Plus they removed aperture off the app store, why? It's not like "photos" replaced all those editing features. Again... What the hell Apple?!
Any Mac app reconfigured to work with IOS is watered down in order to do so.
There are no projects and events in Photos. There are only albums that happen to have the same content as the projects and events that existed in the Aperture and iPhoto libraries. And at least in Aperture albums and projects were never sorted by date (either by kind, name or manually) except for completely linear list of projects with zero organisation. That completely linear list is replaced by the equally completely linear list of years, collections, and moments. The key difference is that Photos splits up photos based on capture date and location, not allowing a manual division and that the sort order is fixed with oldest on top (where Aperture allowed reverting that order and for manual sorting).I just don't understand why in the Photos app they removed the ability to merge or split albums. Also Aperture and iPhoto sorted Projects and Events by date with the most recent first. That made sense. Now Photos doesn't allow for that. If you want by date you need to scroll down to get to the most reason.
An interesting question why you had a folder structure for albums and not one for events? Albums were a secondary form or organisation, ie, each photo had to be in an event but an image did not have to be in an album.How well does it do with migrating the folder structure that albums are sorted into in iPhoto, if you have that sort of structure in your library?
For example, sync with IOS device in iTunes doesn't work for me (yes I am up t date) it shows a pane with a dropdown menu from which I can choose sync with iPhoto or sync with Photos. Libraries migrated but only sync with iPhoto works, Photos App shows 0 photos available.
Any thoughts? Thanks
i would not consider that to be an "idea" that they had for the new Photos app, but rather an oversight. Drag-and-drop between apps needs to be specifically supported. I was recently surprised I could not drag a photo from Photos into a chat app that I was using, and had to go through the Export-then-Upload procedure, which is totally not Mac-like.

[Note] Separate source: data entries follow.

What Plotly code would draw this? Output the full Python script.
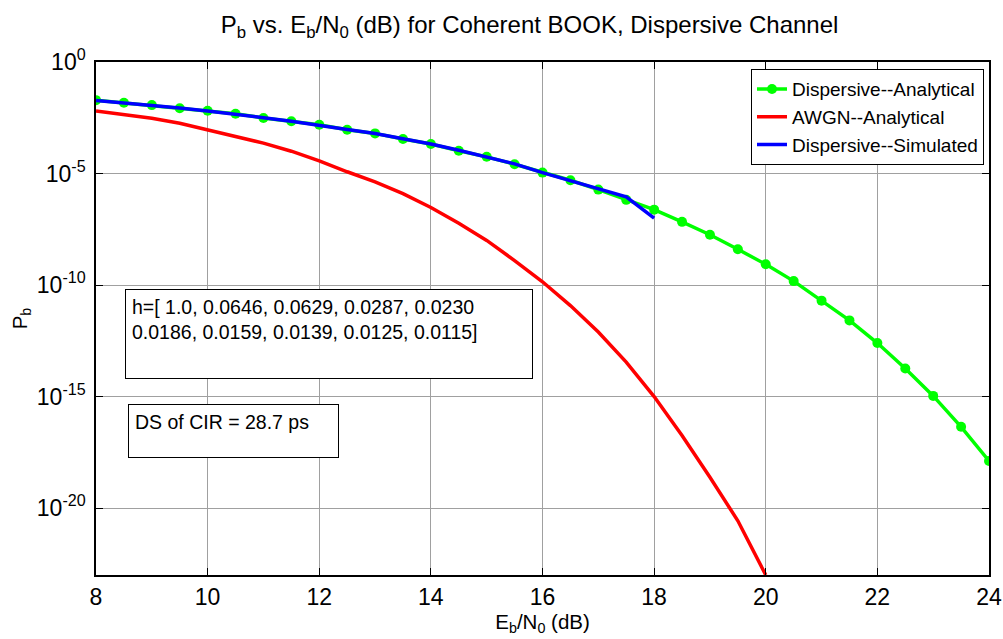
import plotly.graph_objects as go

# ---------------- data ----------------
ebn0_analytical = [8, 8.5, 9, 9.5, 10, 10.5, 11, 11.5, 12, 12.5, 13, 13.5, 14, 14.5, 15, 15.5,
                   16, 16.5, 17, 17.5, 18, 18.5, 19, 19.5, 20, 20.5, 21, 21.5, 22, 22.5, 23, 23.5, 24]
pb_dispersive_analytical = [1.95e-2, 1.48e-2, 1.17e-2, 8.5e-3, 6.5e-3, 4.8e-3, 3.1e-3, 2.2e-3,
                            1.55e-3, 9.1e-4, 6.3e-4, 3.5e-4, 2.1e-4, 1.05e-4, 5.6e-5, 2.6e-5,
                            1.1e-5, 5.0e-6, 1.9e-6, 6.6e-7, 2.4e-7, 6.8e-8, 1.8e-8, 4.0e-9,
                            8.5e-10, 1.5e-10, 2.0e-11, 2.6e-12, 2.5e-13, 1.8e-14, 1.07e-15,
                            4.4e-17, 1.3e-18]

ebn0_awgn = [8, 8.5, 9, 9.5, 10, 10.5, 11, 11.5, 12, 12.5, 13, 13.5, 14, 14.5, 15, 15.5,
             16, 16.5, 17, 17.5, 18, 18.5, 19, 19.5, 20]
pb_awgn_analytical = [6.3e-3, 4.5e-3, 3.0e-3, 1.8e-3, 9.0e-4, 4.7e-4, 2.3e-4, 1.0e-4,
                      3.7e-5, 1.2e-5, 4.2e-6, 1.25e-6, 3.0e-7, 5.9e-8, 1.0e-8, 1.25e-9,
                      1.4e-10, 1.2e-11, 7.8e-13, 3.5e-14, 1.0e-15, 1.8e-17, 2.4e-19,
                      2.7e-21, 1.0e-23]

ebn0_sim = [8, 8.5, 9, 9.5, 10, 10.5, 11, 11.5, 12, 12.5, 13, 13.5, 14, 14.5, 15, 15.5,
            16, 16.5, 17, 17.5, 18]
pb_dispersive_simulated = [1.9e-2, 1.5e-2, 1.15e-2, 8.6e-3, 6.4e-3, 4.7e-3, 3.2e-3, 2.2e-3,
                           1.5e-3, 9.5e-4, 6.2e-4, 3.6e-4, 2.1e-4, 1.1e-4, 5.5e-5, 2.7e-5,
                           1.1e-5, 4.8e-6, 2.0e-6, 9.1e-7, 1.0e-7]

x_ticks = [8, 10, 12, 14, 16, 18, 20, 22, 24]
y_tickvals = [1e0, 1e-5, 1e-10, 1e-15, 1e-20]
y_ticktext = ["10<sup>0</sup>", "10<sup>-5</sup>", "10<sup>-10</sup>",
              "10<sup>-15</sup>", "10<sup>-20</sup>"]

h_text = "h=[ 1.0, 0.0646, 0.0629, 0.0287, 0.0230<br>0.0186, 0.0159, 0.0139, 0.0125, 0.0115]"
ds_text = "DS of CIR = 28.7 ps"

FONT = "Arial, Liberation Sans, sans-serif"

# ---------------- figure ----------------
fig = go.Figure()
fig.add_trace(go.Scatter(
    x=ebn0_analytical, y=pb_dispersive_analytical, mode="lines+markers",
    name="Dispersive--Analytical",
    line=dict(color="#00ff00", width=3.5),
    marker=dict(color="#00ff00", size=10)))
fig.add_trace(go.Scatter(
    x=ebn0_awgn, y=pb_awgn_analytical, mode="lines",
    name="AWGN--Analytical",
    line=dict(color="#ff0000", width=3.5)))
fig.add_trace(go.Scatter(
    x=ebn0_sim, y=pb_dispersive_simulated, mode="lines",
    name="Dispersive--Simulated",
    line=dict(color="#0000ff", width=3.5)))

fig.update_layout(
    width=1003, height=639,
    paper_bgcolor="white", plot_bgcolor="white",
    margin=dict(l=96, r=14, t=62, b=64, autoexpand=False),
    font=dict(family=FONT, color="black", size=20),
    title=dict(text="P<sub>b</sub> vs. E<sub>b</sub>/N<sub>0</sub> (dB) for Coherent BOOK, Dispersive Channel",
               x=0.528, xanchor="center", y=0.962, yanchor="middle",
               font=dict(size=24, family=FONT)),
    showlegend=True,
    legend=dict(x=0.9944, xanchor="right", y=0.986, yanchor="top",
                bgcolor="white", bordercolor="black", borderwidth=1,
                font=dict(size=19, family=FONT), tracegroupgap=0,
                itemwidth=30),
)

fig.update_xaxes(
    range=[8, 24], tickvals=x_ticks, ticktext=[str(v) for v in x_ticks],
    showgrid=True, gridcolor="#a0a0a0", gridwidth=1,
    showline=True, linecolor="black", linewidth=2, mirror="ticks",
    ticks="inside", ticklen=7, tickcolor="black",
    tickfont=dict(size=23, family=FONT),
    zeroline=False,
    title=dict(text="E<sub>b</sub>/N<sub>0</sub> (dB)", font=dict(size=20.5, family=FONT), standoff=2),
)
fig.update_yaxes(
    type="log", range=[-23, 0], tickvals=y_tickvals, ticktext=y_ticktext,
    showgrid=True, gridcolor="#a0a0a0", gridwidth=1,
    showline=True, linecolor="black", linewidth=1.5, mirror="ticks",
    ticks="inside", ticklen=7, tickcolor="black",
    tickfont=dict(size=23, family=FONT), ticklabelstandoff=4,
    zeroline=False,
    title=dict(text="P<sub>b</sub>", font=dict(size=20.5, family=FONT), standoff=4),
)

fig.add_annotation(
    xref="paper", yref="paper", x=0.0325, y=0.5575, xanchor="left", yanchor="top",
    text=h_text, showarrow=False, align="left", valign="top",
    width=394, height=76, borderpad=6, bordercolor="black", borderwidth=1,
    bgcolor="white", font=dict(size=19.5, family=FONT))
fig.add_annotation(
    xref="paper", yref="paper", x=0.0355, y=0.334, xanchor="left", yanchor="top",
    text=ds_text, showarrow=False, align="left", valign="top",
    width=197, height=40, borderpad=6, bordercolor="black", borderwidth=1,
    bgcolor="white", font=dict(size=19.5, family=FONT))

fig.write_html("out.html", config={"displayModeBar": False},
               post_script="document.body.style.margin='0';")
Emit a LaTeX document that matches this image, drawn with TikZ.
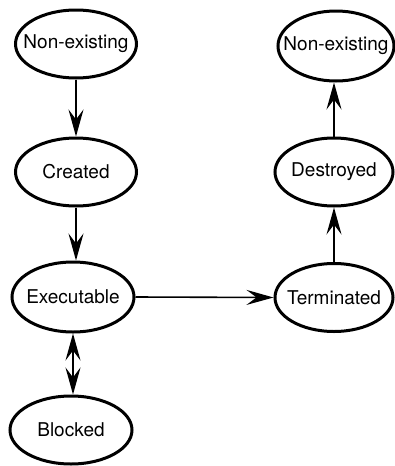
\documentclass[tikz,border=0pt]{standalone}
\usepackage{fontspec}
\setmainfont{TeX Gyre Heros}
\usetikzlibrary{arrows.meta,shapes.geometric}
\newcommand\ctxt[1]{\makebox[0pt][c]{#1}}
\begin{document}
\begin{tikzpicture}[x=1pt,y=-1pt,
  st/.style={ellipse, draw=black, line width=3pt, inner sep=0pt,
    minimum width=#1, minimum height=68pt,
    font=\fontsize{19}{21}\selectfont},
  st/.default=120pt,
  tip/.style={},
  arr/.style={line width=1.6pt, -{Stealth[length=27pt,width=15pt,inset=10pt]}},
  darr/.style={line width=1.6pt, {Stealth[length=27pt,width=15pt,inset=10pt]}-{Stealth[length=27pt,width=15pt,inset=10pt]}}
]
\useasboundingbox (0,0) rectangle (395,466);
\node[st=121pt] (ne1) at (76,44) {\ctxt{Non-existing}};
\node[st=121pt] (cr) at (76,172) {\ctxt{Created}};
\node[st=122pt, minimum height=70pt] (ex) at (73,297) {\ctxt{Executable}};
\node[st=122pt] (bl) at (71,430) {\ctxt{Blocked}};
\node[st=116pt, minimum height=70pt] (ne2) at (336,46) {\ctxt{Non-existing}};
\node[st=118pt] (de) at (334,172) {\ctxt{Destroyed}};
\node[st=118pt] (te) at (334,297.5) {\ctxt{Terminated}};
\draw[arr] (ne1.south) -- (cr.north);
\draw[arr] (cr.south) -- (cr.south |- ex.north);
\draw[darr] (ex.south) -- (ex.south |- bl.north);
\draw[arr] (ex.east) -- (te.west);
\draw[arr] (te.north) -- (de.south);
\draw[arr] (de.north) -- (de.north |- ne2.south);
\end{tikzpicture}
\end{document}
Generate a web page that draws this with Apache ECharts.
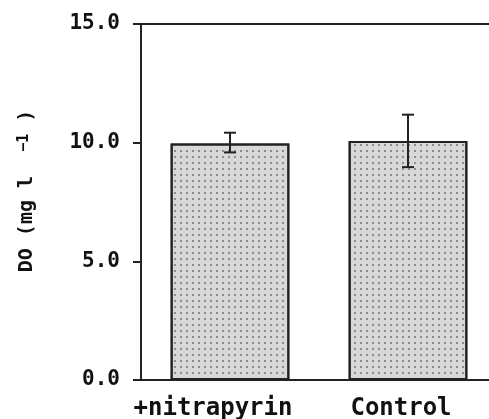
<!doctype html>
<html>
<head>
    <meta charset="utf-8">
    <title>DO</title>
    <script src="https://cdn.jsdelivr.net/npm/echarts@6/dist/echarts.min.js"></script>
    <style>
        html, body { margin: 0; padding: 0; background: #fff; }
        #Chart { width: 489px; height: 419px; }
    </style>
</head>
<body>
    <div id="Chart"></div>
<script>
    var categories = ['+nitrapyrin', 'Control'];
    var means = [9.97, 10.07];
    var errLow = [9.59, 8.97];
    var errHigh = [10.42, 11.18];
    var yTicks = [0, 5, 10, 15];

    var monoFont = '"DejaVu Sans Mono", monospace';
    var ink = '#222';

    var errData = [];
    for (var i = 0; i < categories.length; i++) {
        errData.push([i, errLow[i], errHigh[i]]);
    }

    function renderError(params, api) {
        var x = api.value(0);
        var lo = api.coord([x, api.value(1)]);
        var hi = api.coord([x, api.value(2)]);
        var cap = 6;
        var style = { stroke: ink, lineWidth: 2, fill: null };
        return {
            type: 'group',
            children: [
                { type: 'line', shape: { x1: hi[0], y1: hi[1], x2: lo[0], y2: lo[1] }, style: style },
                { type: 'line', shape: { x1: hi[0] - cap, y1: hi[1], x2: hi[0] + cap, y2: hi[1] }, style: style },
                { type: 'line', shape: { x1: lo[0] - cap, y1: lo[1], x2: lo[0] + cap, y2: lo[1] }, style: style }
            ]
        };
    }

    var labelStyle = { fontFamily: monoFont, fontWeight: 'bold', fontSize: 24, color: '#111' };

    var myChart = echarts.init(document.getElementById('Chart'));
    var option = {
        animation: false,
        grid: { left: 141, top: 24, width: 356, height: 356, outerBoundsMode: 'none' },
        xAxis: [{
            type: 'category',
            data: categories,
            axisLine: { lineStyle: { color: ink, width: 2 } },
            axisTick: { alignWithLabel: true, length: 8, lineStyle: { color: ink, width: 2 } },
            axisLabel: {
                interval: 0, hideOverlap: false, margin: 17,
                formatter: function (v, idx) { return '{c' + idx + '|' + v + '}'; },
                rich: {
                    c0: Object.assign({ padding: [0, 34, 0, 0] }, labelStyle),
                    c1: Object.assign({ padding: [0, 14, 0, 0] }, labelStyle)
                }
            }
        }, {
            type: 'category',
            position: 'top',
            data: categories,
            axisLine: { lineStyle: { color: ink, width: 2 } },
            axisTick: { show: false },
            axisLabel: { show: false }
        }],
        yAxis: {
            type: 'value',
            min: yTicks[0],
            max: yTicks[yTicks.length - 1],
            interval: 5,
            splitLine: { show: false },
            axisLine: { show: true, lineStyle: { color: ink, width: 2 } },
            axisTick: { show: true, length: 8, lineStyle: { color: ink, width: 2 } },
            axisLabel: {
                color: '#111', fontFamily: monoFont, fontWeight: 'bold', fontSize: 21, margin: 21,
                formatter: function (v) { return v.toFixed(1); }
            },
            name: '{a|DO (mg l  }{s|−1}{a| )}',
            nameLocation: 'middle',
            nameGap: 104,
            nameRotate: 90,
            nameTextStyle: {
                padding: [0, 0, 0, 22],
                rich: {
                    a: { fontFamily: monoFont, fontWeight: 'bold', fontSize: 20, color: '#111' },
                    s: { fontFamily: monoFont, fontWeight: 'bold', fontSize: 15, color: '#111', verticalAlign: 'top' }
                }
            }
        },
        series: [{
            type: 'bar',
            data: means,
            barWidth: '66.7%',
            itemStyle: {
                color: '#d8d8d8',
                borderColor: ink,
                borderWidth: 2,
                decal: {
                    symbol: 'rect',
                    symbolSize: 1,
                    dashArrayX: [2, 4],
                    dashArrayY: [2, 4],
                    color: 'rgba(90,90,90,0.6)'
                }
            }
        }, {
            type: 'custom',
            data: errData,
            renderItem: renderError,
            z: 5
        }]
    };
    myChart.setOption(option);
</script>
</body>
</html>
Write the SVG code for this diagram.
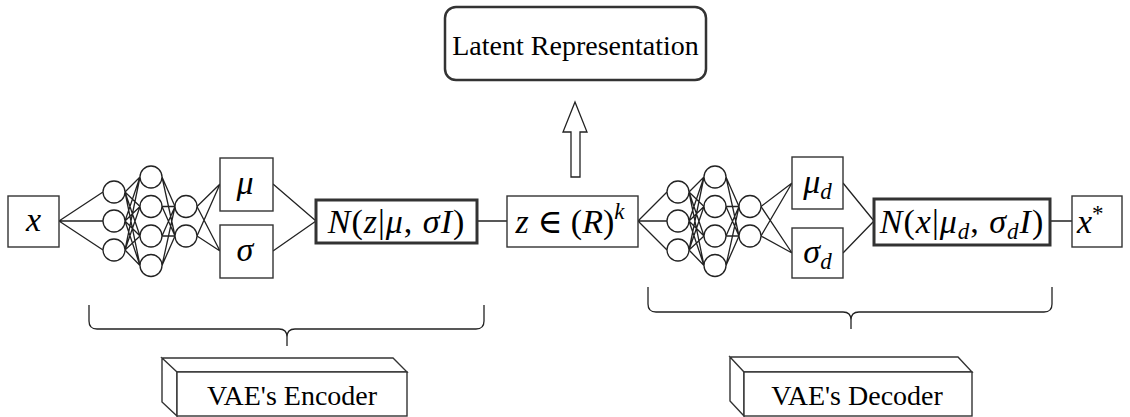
<svg xmlns="http://www.w3.org/2000/svg" width="1130" height="417" viewBox="0 0 1130 417">
<style>
.bx{fill:#fff;stroke:#333;stroke-width:1.4}
.thick{fill:#fff;stroke:#333;stroke-width:3}
.neu{fill:#fff;stroke:#222;stroke-width:1.3}
.ln{fill:none;stroke:#222;stroke-width:1.3}
.t{font-family:'Liberation Serif','DejaVu Serif',serif;fill:#000}
.m{font-family:'Liberation Serif','DejaVu Serif',serif;font-size:34px;fill:#000}
.i{font-style:italic}
.s{font-size:23px}
.ls{letter-spacing:1px}
</style>
<rect width="1130" height="417" fill="#fff"/>
<g id="connectors">
<path class="ln" d="M59,221L103,192M59,221L103,221M59,221L103,250"/>
<path class="ln" d="M125,192L140,177M125,192L140,206.5M125,192L140,236M125,192L140,265.5M125,221L140,177M125,221L140,206.5M125,221L140,236M125,221L140,265.5M125,250L140,177M125,250L140,206.5M125,250L140,236M125,250L140,265.5"/>
<path class="ln" d="M162,177L175,206.5M162,177L175,236M162,206.5L175,206.5M162,206.5L175,236M162,236L175,206.5M162,236L175,236M162,265.5L175,206.5M162,265.5L175,236"/>
<path class="ln" d="M197,206.5L220,184M197,206.5L220,251M197,236L220,184M197,236L220,251"/>
<path class="ln" d="M273,184L316,221M273,251L316,221M477,221L507,221"/>
<path class="ln" d="M638,221L667,192M638,221L667,221M638,221L667,250"/>
<path class="ln" d="M689,192L704,177M689,192L704,206.5M689,192L704,236M689,192L704,265.5M689,221L704,177M689,221L704,206.5M689,221L704,236M689,221L704,265.5M689,250L704,177M689,250L704,206.5M689,250L704,236M689,250L704,265.5"/>
<path class="ln" d="M726,177L739,206.5M726,177L739,236M726,206.5L739,206.5M726,206.5L739,236M726,236L739,206.5M726,236L739,236M726,265.5L739,206.5M726,265.5L739,236"/>
<path class="ln" d="M761,206.5L792,183M761,206.5L792,253M761,236L792,183M761,236L792,253"/>
<path class="ln" d="M843,183L874,221M843,253L874,221M1050,221L1072,221"/>
<polygon id="up-arrow" points="575,102 587,132 580,132 580,177 571,177 571,132 563,132" fill="#fff" stroke="#222" stroke-width="1.3"/>
<path id="enc-brace" class="ln" d="M89,305V321Q89,329 97,329H279Q287,329 287,337V346M287,337Q287,329 295,329H476Q484,329 484,321V305"/>
<path id="dec-brace" class="ln" d="M648,287V304Q648,312 656,312H843Q851,312 851,320V329M851,320Q851,312 859,312H1044Q1052,312 1052,304V287"/>
</g>
<g id="latent">
<rect x="445" y="7" width="261" height="73" rx="11" fill="#fff" stroke="#333" stroke-width="2.5"/>
<text class="t" x="575.5" y="55" font-size="28" text-anchor="middle">Latent Representation</text>
</g>
<g id="x-in">
<rect class="bx" x="8" y="196" width="51" height="51"/>
<text class="m i" x="33.5" y="231" text-anchor="middle">x</text>
</g>
<g id="enc-net">
<circle class="neu" cx="114" cy="192" r="11"/><circle class="neu" cx="114" cy="221" r="11"/><circle class="neu" cx="114" cy="250" r="11"/>
<circle class="neu" cx="151" cy="177" r="11"/><circle class="neu" cx="151" cy="206.5" r="11"/><circle class="neu" cx="151" cy="236" r="11"/><circle class="neu" cx="151" cy="265.5" r="11"/>
<circle class="neu" cx="186" cy="206.5" r="11"/><circle class="neu" cx="186" cy="236" r="11"/>
</g>
<g id="mu">
<rect class="bx" x="220" y="158" width="53" height="53"/>
<text class="m i" x="245" y="194" text-anchor="middle">μ</text>
</g>
<g id="sigma">
<rect class="bx" x="220" y="225" width="53" height="53"/>
<text class="m i" x="245" y="261" text-anchor="middle">σ</text>
</g>
<g id="enc-dist">
<rect class="thick" x="316" y="200" width="161" height="43"/>
<text class="m ls" x="396.5" y="233" text-anchor="middle"><tspan class="i">N</tspan>(<tspan class="i">z</tspan>|<tspan class="i">μ</tspan>, <tspan class="i">σI</tspan>)</text>
</g>
<g id="z">
<rect class="bx" x="507" y="196" width="131" height="51"/>
<text class="m" x="570" y="233" text-anchor="middle"><tspan class="i">z</tspan> ∈ (<tspan class="i">R</tspan>)<tspan class="i s" dy="-14">k</tspan></text>
</g>
<g id="dec-net">
<circle class="neu" cx="678" cy="192" r="11"/><circle class="neu" cx="678" cy="221" r="11"/><circle class="neu" cx="678" cy="250" r="11"/>
<circle class="neu" cx="715" cy="177" r="11"/><circle class="neu" cx="715" cy="206.5" r="11"/><circle class="neu" cx="715" cy="236" r="11"/><circle class="neu" cx="715" cy="265.5" r="11"/>
<circle class="neu" cx="750" cy="206.5" r="11"/><circle class="neu" cx="750" cy="236" r="11"/>
</g>
<g id="mu-d">
<rect class="bx" x="792" y="157" width="51" height="52"/>
<text class="m i" x="817.5" y="193" text-anchor="middle">μ<tspan class="s" dy="6">d</tspan></text>
</g>
<g id="sigma-d">
<rect class="bx" x="792" y="228" width="51" height="50"/>
<text class="m i" x="817.5" y="263" text-anchor="middle">σ<tspan class="s" dy="6">d</tspan></text>
</g>
<g id="dec-dist">
<rect class="thick" x="874" y="199" width="176" height="46"/>
<text class="m ls" x="962" y="233" text-anchor="middle"><tspan class="i">N</tspan>(<tspan class="i">x</tspan>|<tspan class="i">μ</tspan><tspan class="i s" dy="6">d</tspan><tspan dy="-6">, </tspan><tspan class="i">σ</tspan><tspan class="i s" dy="6">d</tspan><tspan class="i" dy="-6">I</tspan>)</text>
</g>
<g id="x-out">
<rect class="bx" x="1072" y="196" width="50" height="51"/>
<text class="m" x="1077" y="233"><tspan class="i">x</tspan><tspan class="s" dy="-12">*</tspan></text>
</g>
<g id="encoder-label">
<path class="bx" d="M177,372L162,358H393L407,372ZM177,372L162,358V402L177,416Z"/>
<rect class="bx" x="177" y="372" width="230" height="44"/>
<text class="t" x="292" y="405" font-size="28" text-anchor="middle">VAE's Encoder</text>
</g>
<g id="decoder-label">
<path class="bx" d="M744,372L730,357H958L972,372ZM744,372L730,357V401L744,416Z"/>
<rect class="bx" x="744" y="372" width="228" height="44"/>
<text class="t" x="857" y="405" font-size="28" text-anchor="middle">VAE's Decoder</text>
</g>
</svg>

I don't like it, Some deeply flawed ideas. One of the most useful features of iPhoto was dragging a picture out to a folder or to an application like photoshop. Dragging out a raw file creates a JPG and deposits it in the folder and you cannot drag into photoshop or send the raw to an external editor. Useless.
So you predict ('will') that this will happen as a normal course of action?Photos will migrate your events from iPhoto and store them in a folder for you in the 'Albums' view. Hours later half of these events will have randomly disappeared, without any user interaction what-so-ever.
They're unifying the photo experience between iOS and OS X. Eventually, there will be extensions/plugins that can be added to photos just like in iOS that will bring back all, if not, most of those editing features.
How do you add locations to photos?
Quote:
Originally Posted by coolfactor View Post
What are you doing differently?
Either give me more storage for free - my photo library is relatively small (people on here talk about collections with 40,000 photos in, I only have 7GB of photos)
I don't like it, Some deeply flawed ideas. One of the most useful features of iPhoto was dragging a picture out to a folder or to an application like photoshop. Dragging out a raw file creates a JPG and deposits it in the folder and you cannot drag into photoshop or send the raw to an external editor. Useless.
>360.000 and 2TB. Not going into cloud. iCloud photo library looks much better than what it replaces, but please Apple, give us better tools to handle what goes to the cloud and what stays on our local storage systems (I've three local copies). And make sure that Photos works with large libraries - number of photos is not going to shrink over years and it's not unheard of to have hundreds of thousands, over decade or two!
I'm calling BS on this. Even if true, we'd be talking months or years and Apple hasn't committed to any of this. Not even to add what should be the most basic functionality.
Short answer: you can't. Photos is a least-common-denominator approach; because Photos for iOS lacks a way to tag location to existing photos, Photos for OSX apparently can't have that functionality either. Similar to when Apple neutered the iWork for OSX suite to make it feature compatible with the iOS apps. Embarrassing, really, for a company of Apple's size.
Disagree. There is nothing normal with 360,000 photos in a library. Apple targets the mainstream here. If you need to manage such volums you are not a priority.
I think the mainstream (90%) of users will have less than 10,000 photos. I have 27 years of photos and 36,000 photos which I find to be a lot. 230GB which put me in the 500GB bracket. But I don´t consider myself mainstream.
>360.000 and 2TB. Not going into cloud. iCloud photo library looks much better than what it replaces, but please Apple, give us better tools to handle what goes to the cloud and what stays on our local storage systems (I've three local copies). And make sure that Photos works with large libraries - number of photos is not going to shrink over years and it's not unheard of to have hundreds of thousands, over decade or two!
...Photos is a least-common-denominator approach; because Photos for iOS lacks a way to tag location to existing photos, Photos for OS X apparently can't have that functionality either.